On Tue, Mar 25, 2014, at 08:10 PM, n...@leviacomm.net wrote:
 Thanks and I understand the reasoning. The current ftp server won't be
 able to do http and use of siteXX files prevents using an external
 source. Will nfs be supported or am I going to need more hardware?

What is preventing you from using, say, a USB thumb drive as the install
media? Also note you can install from multiple sources (http for
everything else, then a local disk for the siteXX files).

-- 
 Shawn K. Quinn
 skqu...@rushpost.com



Re: upgrades no longer allow ftp for sets

2014-03-25 Thread Theo de Raadt
Whatever you're doing, it is wrong.

You think you cannot properly filter HTTP.

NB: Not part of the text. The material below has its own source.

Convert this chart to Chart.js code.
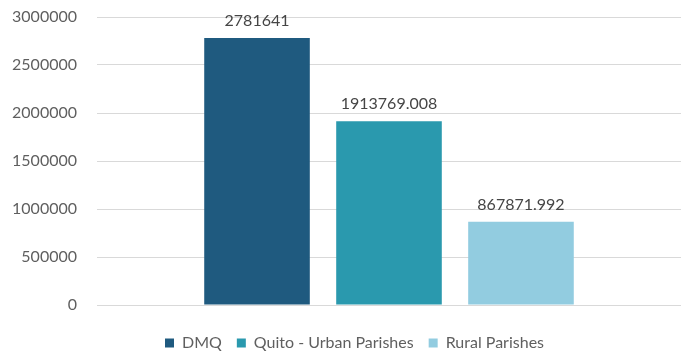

But you can properly filter FTP.

Right.  Sre.  Keep believing that.

 I am upgrading hundreds of boxes a day with only have serial access to
 them.  Installing from an external source would bring any server I use
 to its knees (I end up using 4-5 Gbps of bandwidth during upgrades.
 
 I assume packages will still be able to grabbed over ftp, although I
 suspect I should be planning for that to go away too at some point.
 
 
  Original Message 
 Subject: Re: upgrades no longer allow ftp for sets
 From: Shawn K. Quinn skqu...@rushpost.com
 Date: Tue, March 25, 2014 6:38 pm
 To: misc@openbsd.org
 
 On Tue, Mar 25, 2014, at 08:10 PM, n...@leviacomm.net wrote:
  Thanks and I understand the reasoning. The current ftp server won't be
  able to do http and use of siteXX files prevents using an external
  source. Will nfs be supported or am I going to need more hardware?
 
 What is preventing you from using, say, a USB thumb drive as the install
 media? Also note you can install from multiple sources (http for
 everything else, then a local disk for the siteXX files).
 
 -- 
  Shawn K. Quinn
  skqu...@rushpost.com



Re: upgrades no longer allow ftp for sets

2014-03-25 Thread Ted Unangst
On Tue, Mar 25, 2014 at 18:10, n...@leviacomm.net wrote:
 Thanks and I understand the reasoning.  The current ftp server won't be
 able to do http and use of siteXX files prevents using an external
 source.  Will nfs be supported or am I going to need more hardware?

nfs is supported, though finding a way to install an http server on
your ftp server is still the better option.